1492, l'Europe chrétienne est en crise, elle se sent menacée. Les causes de la scission de l'Eglise, reflètent ce mal. Le dernier bastion musulman vient de tomber à Grenade et l'utopie de l'unité chrétienne fait son retour. C'est en pleine mutation culturelle que cette Europe va découvrir le nouveau monde. Une dualité sans précédent frappe le vieux continent, celle de l'hésitation entre la foi et la raison. En effet l'unité apporte chez les uns, un désir de retour à des valeurs anciennes, et chez les autres, un besoin de « nouveau », « d'évolution », de « progrès », tiraillée entre peur et désir, l'Espagne hésite entre carnaval et carême. Face à la découverte de « l'autre » elle va se sentir bousculée. Pourtant la contrainte de la coexistence culturelle avec les musulmans aurait pu préparer cette Espagne à l'acceptation de l'altérité ou au moins à l'adaptation face à celle-ci. Mais la différence va être cette fois bien trop « radicale. » Cette fois les vaincus ne seront ni juifs, ni musulmans, ni même monothéistes.
Le personnage de Christophe Colomb a suscité d'innombrables commentaires et réflexions, dus tout autant par l'importance de ses actes que pour le personnage lui-même qui nous apparaît comme une combinaison de traits contradictoires.
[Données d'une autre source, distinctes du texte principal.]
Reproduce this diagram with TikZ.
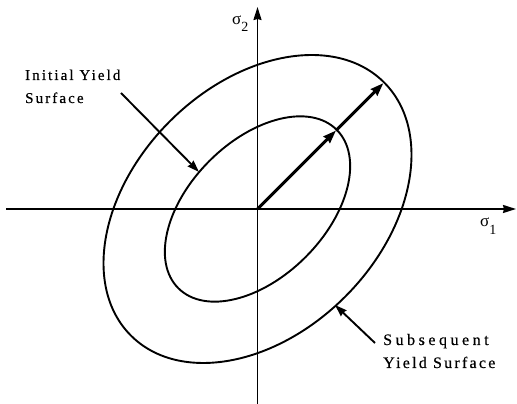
\documentclass[tikz,border=0pt]{standalone}
\usepackage{fontspec}
\setmainfont{Liberation Serif}
\newfontfamily\lblfont[LetterSpace=14,FakeBold=0.4]{Liberation Serif}
\newfontfamily\lblwide[LetterSpace=22,FakeBold=0.4]{Liberation Serif}
\usetikzlibrary{arrows.meta,calc}
\begin{document}
\begin{tikzpicture}[x=1pt,y=1pt,
  curve/.style={line width=1.9pt},
  axis/.style={line width=1.8pt,-{Stealth[length=13pt,width=8pt,inset=1pt]}},
  leader/.style={line width=1.9pt,-{Stealth[length=12pt,width=8pt,inset=1pt]}},
  mainarr/.style={line width=3pt,-{Stealth[length=13pt,width=9pt,inset=1pt]}},
  lbl/.style={anchor=base west,inner sep=0pt,font=\lblfont\fontsize{15}{18}\selectfont},
  lblb/.style={anchor=base west,inner sep=0pt,font=\lblfont\fontsize{16}{19}\selectfont},
  lblw/.style={anchor=base west,inner sep=0pt,font=\lblwide\fontsize{16}{19}\selectfont},
  sig/.style={anchor=base west,inner sep=0pt,font=\fontsize{17}{20}\selectfont}]
\useasboundingbox (0,0) rectangle (517,404);
\coordinate (O) at (257.5,195);
\coordinate (xl) at (6,195);
\coordinate (xr) at (516,195);
\coordinate (yb) at (257.5,0);
\coordinate (yt) at (257.5,397);
% axes
\draw[axis] (xl) -- (xr);
\draw[axis] (yb) -- (yt);
% yield surfaces
\draw[curve] (O) ellipse[x radius=179, y radius=124, rotate=45];
\draw[curve] (O) ellipse[x radius=112, y radius=68, rotate=45];
% loading path
\coordinate (pin) at ($(O)+(45:111)$);
\coordinate (pout) at ($(O)+(45:178)$);
\draw[mainarr] (O) -- (pin);
\draw[mainarr] (pin) -- (pout);
% labels
\node[lbl] (init1) at (25,324) {Initial Yield};
\node[lbl] (init2) at (25,301) {Surface};
\node[lblw] (sub1) at (383,59) {Subsequent};
\node[lblb] (sub2) at (383,36) {Yield Surface};
\coordinate (initS) at (121,311);
\coordinate (initE) at (199,232);
\coordinate (subS) at (375,61);
\coordinate (subE) at (335,99);
\draw[leader] (initS) -- (initE);
\draw[leader] (subS) -- (subE);
% axis labels
\node[sig] (s2) at (232,379) {σ\raisebox{-7pt}{\fontsize{14}{16}\selectfont 2}};
\node[sig] (s1) at (480,177) {σ\raisebox{-8pt}{\fontsize{14}{16}\selectfont 1}};
\end{tikzpicture}
\end{document}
Christophe Colomb Né à Gênes en 1450 et mort à Valladolid en 1506 « est un homme à la fois Moderne et Ancien » imbu de préjugés relatifs à son temps et pourvu d'un esprit pragmatique, dogmatique et empiriste propre à l'occident élitiste du 15ème siècle. Colomb, ayant reçu les faveurs du royaume d'Espagne, amorce une expédition nourrissant les espoirs de terres neuves et de richesses convoitées par la puissance espagnole. Les découvertes de Colomb dépassèrent largement les prévisions du royaume d'Espagne et l'immensité du territoire découvert aux allures paradisiaques suscita nombre de polémiques et de difficultés. Ces terres, qui plus tard porteront le nom d'Amériques n'étaient pas vierge de vie humaine à la surprise de Colomb qui pensaient accoster sur les rivages des Indes découvertes par Marco Polo.
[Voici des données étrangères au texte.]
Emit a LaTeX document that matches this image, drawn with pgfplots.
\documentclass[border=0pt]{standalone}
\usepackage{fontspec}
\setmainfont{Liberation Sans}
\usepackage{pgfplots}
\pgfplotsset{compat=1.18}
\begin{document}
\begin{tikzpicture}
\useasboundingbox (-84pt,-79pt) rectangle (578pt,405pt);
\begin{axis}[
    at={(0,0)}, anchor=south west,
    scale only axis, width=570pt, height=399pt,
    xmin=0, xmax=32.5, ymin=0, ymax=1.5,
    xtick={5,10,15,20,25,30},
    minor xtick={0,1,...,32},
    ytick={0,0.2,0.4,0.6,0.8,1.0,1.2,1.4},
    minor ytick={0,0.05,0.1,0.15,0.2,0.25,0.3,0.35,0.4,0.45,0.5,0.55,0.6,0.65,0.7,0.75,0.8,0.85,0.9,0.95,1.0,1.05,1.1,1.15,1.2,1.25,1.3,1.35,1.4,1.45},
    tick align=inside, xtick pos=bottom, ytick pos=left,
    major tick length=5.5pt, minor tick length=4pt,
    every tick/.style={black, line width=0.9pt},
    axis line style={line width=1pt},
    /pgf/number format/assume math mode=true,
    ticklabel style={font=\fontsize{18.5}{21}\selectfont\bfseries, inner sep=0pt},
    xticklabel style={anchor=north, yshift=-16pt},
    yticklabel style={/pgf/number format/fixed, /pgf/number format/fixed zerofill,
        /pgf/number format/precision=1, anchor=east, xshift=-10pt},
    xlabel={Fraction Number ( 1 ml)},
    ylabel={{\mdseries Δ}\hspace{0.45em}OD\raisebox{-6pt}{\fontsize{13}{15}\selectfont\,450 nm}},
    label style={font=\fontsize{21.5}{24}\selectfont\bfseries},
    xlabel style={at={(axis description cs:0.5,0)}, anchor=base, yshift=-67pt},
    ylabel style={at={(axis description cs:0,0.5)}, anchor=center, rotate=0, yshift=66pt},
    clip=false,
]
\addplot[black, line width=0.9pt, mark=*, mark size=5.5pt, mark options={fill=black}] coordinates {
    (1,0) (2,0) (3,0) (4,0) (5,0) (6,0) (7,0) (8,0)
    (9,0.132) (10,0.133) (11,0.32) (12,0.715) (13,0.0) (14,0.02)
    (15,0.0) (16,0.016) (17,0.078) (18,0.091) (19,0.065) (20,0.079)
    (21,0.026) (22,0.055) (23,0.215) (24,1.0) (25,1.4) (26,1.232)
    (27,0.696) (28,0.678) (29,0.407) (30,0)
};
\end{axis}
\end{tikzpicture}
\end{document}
La rencontre entre indiens et européens est un sujet qui depuis le 15ème siècle a fait couler beaucoup d'encre. Le terme même de « rencontre » ainsi que sa nature, sont encore aujourd'hui discuté et remis en cause. Le but de notre étude n'est pas de s'interroger sur les concepts de « rencontre », de « choc », de « découverte » ou de « création » tout comme le font certains historiens à qui nous préférons léguer cette lourde tâche. Nous tenterons ici d'analyser les raisons de l'incompréhension réciproque entre indiens et espagnols, et les raisons qui conduisirent à l'extermination indienne ou du moins à sa soumission face aux conquistadors. Nombre d'historiens expliquent cette incompréhension par l'antinomie entre la vison judéo-chrétienne du monde propre à l'occident et la dimension animiste et sacré régissant les coutumes et la vision du monde chez les indiens. Cette protestation donna lieu à une explication se situant exclusivement dans le registre de la religion ou plus largement sur l'opposition entre deux imaginaires : un imaginaire proprement sacré, celui des indiens et un imaginaire occidental, charnel et profane celui des espagnols. Notre étude s'appuiera sur un texte de Roger Petit-jean : « Discours sacré contre discours profane : l'incompréhension réciproque » ainsi que sur de nombreuses sources de l'époque : récit de voyage, premières études d'ethnographiques, analyses et visons de l'époque ainsi que des travaux plus contemporains, car l'incompréhension réciproque ne peut être comprise si elle n'est pas englobée dans un processus bien plus large que celui de la Conquista.
Afin de saisir dans toute sa globalité le problème qui s'offre à nous, notre étude ne se limitera pas à l'année 1492, et à la rencontre entre espagnols et tainos, nous tenterons d'élargir le champ temporel et géographique de notre étude. En effet, restreindre notre étude à l'année 1492 et aux seules prémices de la Conquista nous semble dénué de toute pertinence, face à la complexité de « l'incompréhension », à sa mise en place, à son évolution et à sa finalité qui verra « la victoire » de l'imaginaire Chrétien, non par syncrétisme mais par domination.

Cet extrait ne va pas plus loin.